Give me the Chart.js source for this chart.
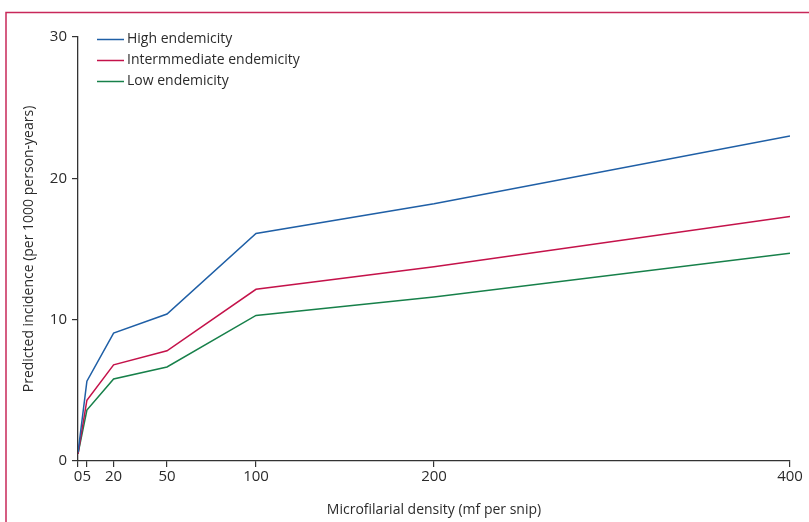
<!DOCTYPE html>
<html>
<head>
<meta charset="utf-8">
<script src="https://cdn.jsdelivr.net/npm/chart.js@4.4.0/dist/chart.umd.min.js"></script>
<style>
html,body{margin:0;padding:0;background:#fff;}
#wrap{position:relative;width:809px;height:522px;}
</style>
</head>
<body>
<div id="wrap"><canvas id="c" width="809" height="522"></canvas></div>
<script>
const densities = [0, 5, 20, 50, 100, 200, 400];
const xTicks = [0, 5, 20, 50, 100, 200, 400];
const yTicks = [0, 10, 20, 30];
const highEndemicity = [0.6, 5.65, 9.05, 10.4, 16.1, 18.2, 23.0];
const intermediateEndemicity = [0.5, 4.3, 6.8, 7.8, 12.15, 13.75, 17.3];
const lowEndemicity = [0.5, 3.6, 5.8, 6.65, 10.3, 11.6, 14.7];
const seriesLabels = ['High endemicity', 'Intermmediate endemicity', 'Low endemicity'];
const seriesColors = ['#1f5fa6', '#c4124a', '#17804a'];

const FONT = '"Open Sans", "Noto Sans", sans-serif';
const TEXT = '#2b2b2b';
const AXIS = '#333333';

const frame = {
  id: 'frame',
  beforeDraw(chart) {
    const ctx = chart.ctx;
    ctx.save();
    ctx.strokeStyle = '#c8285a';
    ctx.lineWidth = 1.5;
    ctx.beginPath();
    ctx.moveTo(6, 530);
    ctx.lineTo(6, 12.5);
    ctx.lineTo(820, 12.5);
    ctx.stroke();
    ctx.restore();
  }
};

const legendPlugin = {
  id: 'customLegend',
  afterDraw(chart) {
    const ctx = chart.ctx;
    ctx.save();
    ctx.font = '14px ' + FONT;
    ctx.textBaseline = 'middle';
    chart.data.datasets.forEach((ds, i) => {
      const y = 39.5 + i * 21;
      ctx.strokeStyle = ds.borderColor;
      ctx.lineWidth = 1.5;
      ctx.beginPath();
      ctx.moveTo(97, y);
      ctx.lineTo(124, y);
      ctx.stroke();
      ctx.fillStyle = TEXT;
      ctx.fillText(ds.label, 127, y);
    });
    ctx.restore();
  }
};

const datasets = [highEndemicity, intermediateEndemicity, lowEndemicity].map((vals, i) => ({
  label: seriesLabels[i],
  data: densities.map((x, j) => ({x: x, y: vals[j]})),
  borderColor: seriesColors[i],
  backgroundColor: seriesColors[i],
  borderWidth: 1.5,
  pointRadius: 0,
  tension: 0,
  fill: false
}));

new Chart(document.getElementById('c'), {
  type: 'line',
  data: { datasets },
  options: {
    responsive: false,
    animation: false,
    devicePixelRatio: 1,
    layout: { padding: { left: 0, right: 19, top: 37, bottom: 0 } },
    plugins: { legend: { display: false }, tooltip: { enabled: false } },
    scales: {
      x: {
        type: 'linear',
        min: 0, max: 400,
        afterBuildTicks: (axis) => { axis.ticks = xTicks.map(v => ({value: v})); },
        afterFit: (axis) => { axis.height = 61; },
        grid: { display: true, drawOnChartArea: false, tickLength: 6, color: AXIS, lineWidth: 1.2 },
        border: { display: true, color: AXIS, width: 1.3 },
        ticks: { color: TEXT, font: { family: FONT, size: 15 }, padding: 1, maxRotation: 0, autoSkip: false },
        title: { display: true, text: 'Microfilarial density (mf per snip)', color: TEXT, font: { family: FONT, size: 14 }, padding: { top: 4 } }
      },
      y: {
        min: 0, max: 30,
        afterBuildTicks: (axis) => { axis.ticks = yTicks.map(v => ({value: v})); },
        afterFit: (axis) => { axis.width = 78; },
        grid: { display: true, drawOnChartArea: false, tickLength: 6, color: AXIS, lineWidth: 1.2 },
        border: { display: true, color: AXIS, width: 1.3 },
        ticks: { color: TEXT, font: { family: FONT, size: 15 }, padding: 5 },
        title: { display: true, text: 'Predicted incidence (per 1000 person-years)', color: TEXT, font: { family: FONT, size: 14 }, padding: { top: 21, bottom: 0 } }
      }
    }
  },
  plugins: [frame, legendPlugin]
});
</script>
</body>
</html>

● ● ● ● ● ● ●

Quote the listing above in full, except for the pictures.

• _EXPECTED ANSWER_
Give me the Chart.js source for this chart.
<!DOCTYPE html>
<html>
<head>
<meta charset="utf-8">
<script src="https://cdn.jsdelivr.net/npm/chart.js@4.4.0/dist/chart.umd.min.js"></script>
<style>
html,body{margin:0;padding:0;background:#fff;}
#wrap{position:relative;width:809px;height:522px;}
</style>
</head>
<body>
<div id="wrap"><canvas id="c" width="809" height="522"></canvas></div>
<script>
const densities = [0, 5, 20, 50, 100, 200, 400];
const xTicks = [0, 5, 20, 50, 100, 200, 400];
const yTicks = [0, 10, 20, 30];
const highEndemicity = [0.6, 5.65, 9.05, 10.4, 16.1, 18.2, 23.0];
const intermediateEndemicity = [0.5, 4.3, 6.8, 7.8, 12.15, 13.75, 17.3];
const lowEndemicity = [0.5, 3.6, 5.8, 6.65, 10.3, 11.6, 14.7];
const seriesLabels = ['High endemicity', 'Intermmediate endemicity', 'Low endemicity'];
const seriesColors = ['#1f5fa6', '#c4124a', '#17804a'];

const FONT = '"Open Sans", "Noto Sans", sans-serif';
const TEXT = '#2b2b2b';
const AXIS = '#333333';

const frame = {
  id: 'frame',
  beforeDraw(chart) {
    const ctx = chart.ctx;
    ctx.save();
    ctx.strokeStyle = '#c8285a';
    ctx.lineWidth = 1.5;
    ctx.beginPath();
    ctx.moveTo(6, 530);
    ctx.lineTo(6, 12.5);
    ctx.lineTo(820, 12.5);
    ctx.stroke();
    ctx.restore();
  }
};

const legendPlugin = {
  id: 'customLegend',
  afterDraw(chart) {
    const ctx = chart.ctx;
    ctx.save();
    ctx.font = '14px ' + FONT;
    ctx.textBaseline = 'middle';
    chart.data.datasets.forEach((ds, i) => {
      const y = 39.5 + i * 21;
      ctx.strokeStyle = ds.borderColor;
      ctx.lineWidth = 1.5;
      ctx.beginPath();
      ctx.moveTo(97, y);
      ctx.lineTo(124, y);
      ctx.stroke();
      ctx.fillStyle = TEXT;
      ctx.fillText(ds.label, 127, y);
    });
    ctx.restore();
  }
};

const datasets = [highEndemicity, intermediateEndemicity, lowEndemicity].map((vals, i) => ({
  label: seriesLabels[i],
  data: densities.map((x, j) => ({x: x, y: vals[j]})),
  borderColor: seriesColors[i],
  backgroundColor: seriesColors[i],
  borderWidth: 1.5,
  pointRadius: 0,
  tension: 0,
  fill: false
}));

new Chart(document.getElementById('c'), {
  type: 'line',
  data: { datasets },
  options: {
    responsive: false,
    animation: false,
    devicePixelRatio: 1,
    layout: { padding: { left: 0, right: 19, top: 37, bottom: 0 } },
    plugins: { legend: { display: false }, tooltip: { enabled: false } },
    scales: {
      x: {
        type: 'linear',
        min: 0, max: 400,
        afterBuildTicks: (axis) => { axis.ticks = xTicks.map(v => ({value: v})); },
        afterFit: (axis) => { axis.height = 61; },
        grid: { display: true, drawOnChartArea: false, tickLength: 6, color: AXIS, lineWidth: 1.2 },
        border: { display: true, color: AXIS, width: 1.3 },
        ticks: { color: TEXT, font: { family: FONT, size: 15 }, padding: 1, maxRotation: 0, autoSkip: false },
        title: { display: true, text: 'Microfilarial density (mf per snip)', color: TEXT, font: { family: FONT, size: 14 }, padding: { top: 4 } }
      },
      y: {
        min: 0, max: 30,
        afterBuildTicks: (axis) => { axis.ticks = yTicks.map(v => ({value: v})); },
        afterFit: (axis) => { axis.width = 78; },
        grid: { display: true, drawOnChartArea: false, tickLength: 6, color: AXIS, lineWidth: 1.2 },
        border: { display: true, color: AXIS, width: 1.3 },
        ticks: { color: TEXT, font: { family: FONT, size: 15 }, padding: 5 },
        title: { display: true, text: 'Predicted incidence (per 1000 person-years)', color: TEXT, font: { family: FONT, size: 14 }, padding: { top: 21, bottom: 0 } }
      }
    }
  },
  plugins: [frame, legendPlugin]
});
</script>
</body>
</html>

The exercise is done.